Just two weeks ago, a Qatari diplomat ran into trouble on a Washington-to-Denver flight when he decided to have a smoke in the plane’s lavatory. To make things worse, Mohammed Al-Madadi also made a joke that some passengers and flight personnel perceived to be a terrorist threat. Air marshals sounded various alarms, and in the end two F-16 fighter jets escorted the flight to its final destination. While diplomatic immunity kept Al-Madadi from being charged with any crimes, the Qatari government sent him home to help smooth things over.

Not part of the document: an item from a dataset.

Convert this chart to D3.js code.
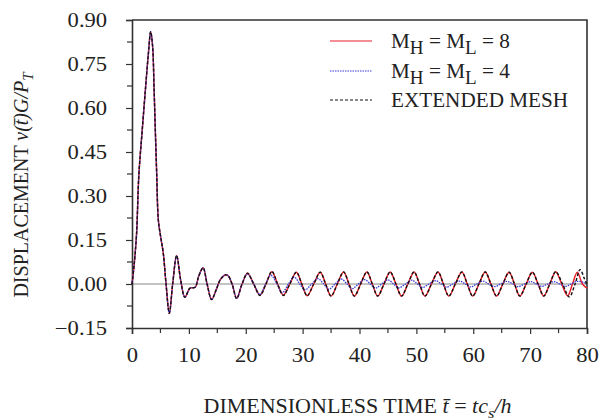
<!DOCTYPE html>
<html>
<head>
<meta charset="utf-8">
<script src="https://cdn.jsdelivr.net/npm/d3@7"></script>
<style>
  body { margin: 0; background: #fff; }
  text { font-family: "Liberation Serif", "Times New Roman", serif; fill: #222; }
</style>
</head>
<body>
<div id="chart"></div>
<script>
// shared early response (all three meshes coincide here)
const tEarly = [0, 0.35, 0.8, 1.2, 1.8, 2.4, 2.9, 3.28, 3.63, 3.87, 4.1, 4.34, 4.63, 5.04, 5.5, 5.98, 6.56, 7.15, 7.85, 8.55, 9.3, 10.2, 11.1, 11.7, 12.5, 13.2, 14.0, 14.8, 15.5, 16.4, 16.9, 17.6, 18.4];
const vEarly = [0, 0.06, 0.17, 0.37, 0.525, 0.673, 0.79, 0.86, 0.809, 0.673, 0.525, 0.377, 0.218, 0.161, 0.105, 0.002, -0.10, 0, 0.097, 0.014, -0.045, -0.014, -0.011, 0.025, 0.055, 0.0, -0.053, -0.02, 0.014, 0.031, 0.028, 0.0, -0.049];

// M_H = M_L = 8
const tM8 = [19.35, 20.3, 21.4, 22.5, 23.55, 24.6, 25.6, 26.6, 27.75, 28.9, 29.85, 30.8, 31.95, 33.1, 34.05, 35.0, 36.1, 37.2, 38.15, 39.1, 40.2, 41.3, 42.25, 43.2, 44.3, 45.4, 46.4, 47.4, 48.5, 49.6, 50.55, 51.5, 52.65, 53.8, 54.75, 55.7, 56.85, 58.0, 58.95, 59.9, 61.0, 62.1, 63.1, 64.1, 65.2, 66.3, 67.25, 68.2, 69.3, 70.4, 71.4, 72.4, 73.45, 74.5, 75.55, 76.6, 77.45, 78.3, 79.2, 80];
const vM8 = [0, 0.037, 0, -0.038, 0, 0.042, 0, -0.038, 0, 0.040, 0, -0.040, 0, 0.040, 0, -0.041, 0, 0.041, 0, -0.041, 0, 0.041, 0, -0.041, 0, 0.041, 0, -0.041, 0, 0.041, 0, -0.041, 0, 0.041, 0, -0.041, 0, 0.041, 0, -0.041, 0, 0.041, 0, -0.041, 0, 0.040, 0, -0.041, 0, 0.040, 0, -0.041, 0, 0.042, 0, -0.040, 0, 0.040, 0, -0.014];

// M_H = M_L = 4
const tM4 = [19.35, 20.3, 21.4, 22.5, 23.5, 24.4, 25.5, 26.4, 27.5, 28.5, 29.5, 30.4, 31.6, 32.7, 33.7, 34.6, 35.7, 36.8, 37.8, 38.7, 39.8, 40.9, 41.9, 42.8, 43.9, 45.0, 46.0, 46.9, 48.1, 49.2, 50.2, 51.1, 52.2, 53.4, 54.4, 55.3, 56.4, 57.6, 58.6, 59.5, 60.6, 61.7, 62.7, 63.7, 64.8, 65.9, 67.0, 67.9, 69.0, 70.1, 71.1, 72.1, 73.1, 74.2, 75.2, 76.2, 77.2, 78.3, 80];
const vM4 = [0, 0.034, 0, -0.036, 0, 0.030, 0, -0.030, 0, 0.024, 0, -0.020, 0, 0.018, 0, -0.018, 0, 0.017, 0, -0.016, 0, 0.015, 0, -0.014, 0, 0.014, 0, -0.013, 0, 0.013, 0, -0.012, 0, 0.011, 0, -0.011, 0, 0.010, 0, -0.010, 0, 0.010, 0, -0.009, 0, 0.009, 0, -0.009, 0, 0.008, 0, -0.008, 0, 0.008, 0, -0.008, 0, 0.009, 0.002];

// extended mesh
const tExt = [19.35, 20.3, 21.4, 22.5, 23.55, 24.6, 25.6, 26.6, 27.75, 28.9, 29.85, 30.8, 31.95, 33.1, 34.05, 35.0, 36.1, 37.2, 38.15, 39.1, 40.2, 41.3, 42.25, 43.2, 44.3, 45.4, 46.4, 47.4, 48.5, 49.6, 50.55, 51.5, 52.65, 53.8, 54.75, 55.7, 56.85, 58.0, 58.95, 59.9, 61.0, 62.1, 63.1, 64.1, 65.2, 66.3, 67.25, 68.2, 69.3, 70.4, 71.4, 72.4, 73.45, 74.5, 75.7, 76.9, 77.9, 78.8, 79.5, 80];
const vExt = [0, 0.037, 0, -0.039, 0, 0.043, 0, -0.039, 0, 0.040, 0, -0.040, 0, 0.040, 0, -0.041, 0, 0.041, 0, -0.041, 0, 0.041, 0, -0.041, 0, 0.041, 0, -0.041, 0, 0.041, 0, -0.041, 0, 0.041, 0, -0.041, 0, 0.041, 0, -0.041, 0, 0.041, 0, -0.041, 0, 0.040, 0, -0.041, 0, 0.040, 0, -0.041, 0, 0.042, 0, -0.044, 0, 0.049, 0.02, -0.004];

const xTicks = [0, 10, 20, 30, 40, 50, 60, 70, 80];
const yTicks = [-0.15, 0, 0.15, 0.30, 0.45, 0.60, 0.75, 0.90];
const legendLabels = [['M', 'H', ' = M', 'L', ' = 8'], ['M', 'H', ' = M', 'L', ' = 4'], ['EXTENDED MESH']];

const width = 601, height = 420;
const margins = { top: 20, right: 14, bottom: 92, left: 132 };
const stretch = 1.13; // the original lettering is a bit wide

const svg = d3.select('#chart').append('svg')
    .attr('width', width)
    .attr('height', height);

const x = d3.scaleLinear().domain([0, 80]).range([margins.left, width - margins.right]);
const y = d3.scaleLinear().domain([-0.15, 0.90]).range([height - margins.bottom, margins.top]);

const axisColor = '#333';

// zero line
svg.append('line')
    .attr('x1', x(0)).attr('x2', x(80))
    .attr('y1', y(0)).attr('y2', y(0))
    .attr('stroke', '#888').attr('stroke-width', 1);

// minor ticks
const xMinor = d3.range(5, 80, 10);
const yMinor = d3.range(-0.075, 0.9, 0.15);

svg.append('g').selectAll('line').data(xMinor).join('line')
    .attr('x1', d => x(d)).attr('x2', d => x(d))
    .attr('y1', y(-0.15)).attr('y2', y(-0.15) + 5)
    .attr('stroke', axisColor).attr('stroke-width', 1.2);
svg.append('g').selectAll('line').data(yMinor).join('line')
    .attr('x1', x(0) - 5).attr('x2', x(0))
    .attr('y1', d => y(d)).attr('y2', d => y(d))
    .attr('stroke', axisColor).attr('stroke-width', 1.2);

// axes
const xAxis = svg.append('g')
    .attr('transform', `translate(0,${y(-0.15)})`)
    .call(d3.axisBottom(x).tickValues(xTicks).tickSize(6).tickPadding(14).tickFormat(d3.format('d')));
const yAxis = svg.append('g')
    .attr('transform', `translate(${x(0)},0)`)
    .call(d3.axisLeft(y).tickValues(yTicks).tickSize(6).tickPadding(16).tickFormat(d3.format('.2f')));

[xAxis, yAxis].forEach(g => {
    g.select('.domain').attr('stroke', axisColor).attr('stroke-width', 1.6);
    g.selectAll('.tick line').attr('stroke', axisColor).attr('stroke-width', 1.2);
    g.selectAll('.tick text')
        .attr('fill', '#222')
        .attr('transform', `scale(${stretch},1)`)
        .style('font-family', '"Liberation Serif", serif')
        .style('font-size', '20px');
});

// top & right frame
svg.append('path')
    .attr('d', `M${x(0)},${y(0.9)}H${x(80)}V${y(-0.15)}`)
    .attr('fill', 'none')
    .attr('stroke', axisColor)
    .attr('stroke-width', 1.6);

// curves
const line = d3.line()
    .x(d => x(d[0]))
    .y(d => y(d[1]))
    .curve(d3.curveCatmullRom.alpha(0.5));

function series(tLate, vLate) {
    return tEarly.map((t, i) => [t, vEarly[i]]).concat(tLate.map((t, i) => [t, vLate[i]]));
}

const styles = [
    { data: series(tM8, vM8), stroke: '#e8202a', width: 1.5, dash: null },
    { data: series(tM4, vM4), stroke: '#3a3ad6', width: 1.3, dash: '1.5,1' },
    { data: series(tExt, vExt), stroke: '#111', width: 1.4, dash: '3,2' },
];

svg.append('g')
    .attr('fill', 'none')
    .selectAll('path')
    .data(styles)
    .join('path')
    .attr('stroke', d => d.stroke)
    .attr('stroke-width', d => d.width)
    .attr('stroke-dasharray', d => d.dash)
    .attr('d', d => line(d.data));

// legend
const legend = svg.append('g');
const rowY = [41, 71, 100];
styles.forEach((s, i) => {
    legend.append('line')
        .attr('x1', 330).attr('x2', 372)
        .attr('y1', rowY[i]).attr('y2', rowY[i])
        .attr('stroke', s.stroke)
        .attr('stroke-width', 1.2)
        .attr('stroke-dasharray', s.dash);
    const txt = legend.append('text')
        .attr('transform', `translate(391,${rowY[i] + 7}) scale(1.06,1)`)
        .style('font-size', '20px');
    const parts = legendLabels[i];
    if (parts.length === 1) {
        txt.text(parts[0]);
    } else {
        txt.append('tspan').text(parts[0]);
        txt.append('tspan').attr('dy', 6).style('font-size', '18px').text(parts[1]);
        txt.append('tspan').attr('dy', -6).text(parts[2]);
        txt.append('tspan').attr('dy', 6).style('font-size', '18px').text(parts[3]);
        txt.append('tspan').attr('dy', -6).text(parts[4]);
    }
});

// axis titles
const xTitle = svg.append('text')
    .attr('transform', `translate(${(x(0) + x(80)) / 2 - 2},413) scale(1.1,1)`)
    .attr('text-anchor', 'middle')
    .style('font-size', '20px');
xTitle.append('tspan').text('DIMENSIONLESS TIME ');
xTitle.append('tspan').style('font-style', 'italic').text('t\u0304');
xTitle.append('tspan').text(' = ');
xTitle.append('tspan').style('font-style', 'italic').text('tc');
xTitle.append('tspan').style('font-style', 'italic').style('font-size', '15px').attr('dy', 5).text('s');
xTitle.append('tspan').style('font-style', 'italic').attr('dy', -5).text('/h');

const yTitle = svg.append('text')
    .attr('transform', `translate(28,${(y(0.9) + y(-0.15)) / 2 + 11}) rotate(-90)`)
    .attr('text-anchor', 'middle')
    .style('font-size', '20px');
yTitle.append('tspan').text('DISPLACEMENT ');
yTitle.append('tspan').style('font-style', 'italic').text('v(t\u0304)G/P');
yTitle.append('tspan').style('font-style', 'italic').style('font-size', '15px').attr('dy', 5).text('T');
</script>
</body>
</html>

In 2008, the residents of New Rochelle, New York, found themselves with a common problem: one house in the community had become a real eyesore. It had sat vacant for years as weeds had overgrown the yard, the paint had gone bad, and the property found itself in an ugly state of decay. New Rochelle had a problem, though: the dilapidated house had a sort of diplomatic immunity that enabled it to be that run-down. Somalia owned the house, which it occasionally used to house United Nations diplomats. Since the vacant house was exempt from taxes, the town couldn’t use liens or other penalties to force the Somalians to do a little landscaping. The lesson here: if you want to stop mowing your lawn, join the Foreign Service.
A word of advice to landlords out there: if diplomats want to rent one of your properties, you might want to get a hefty security deposit. Just ask some of Manhattan’s biggest landlords. A 1996 New York Times story illustrated the difficulty of renting to diplomats; landlords really don’t have any legal mechanism through which they can collect delinquent rent or evict diplomatic tenants. At the time the article was written, one West African country was over $20,000 behind in its rent checks for a pair of luxury apartments in midtown Manhattan.
If you or I pulled a stunt like that, we’d be out on the streets. Fortunately for diplomats, though, they also enjoy a special kind of immunity known as “inviolability,” which states that the private residences of diplomats can’t be entered by the host country’s agents without the visiting country’s consent. In short, the only way you can evict foreign diplomats is if their own country gives you the thumbs-up first.
Nobody ever said all diplomats were gentlemen. In 1984, six Iranian diplomats caused a stink in London by taking a sheep from a house and cutting its throat in the street. The ritual public slaughter of an animal is generally frowned upon, but since the men had diplomatic immunity the British authorities were powerless to charge them with violating animal cruelty laws.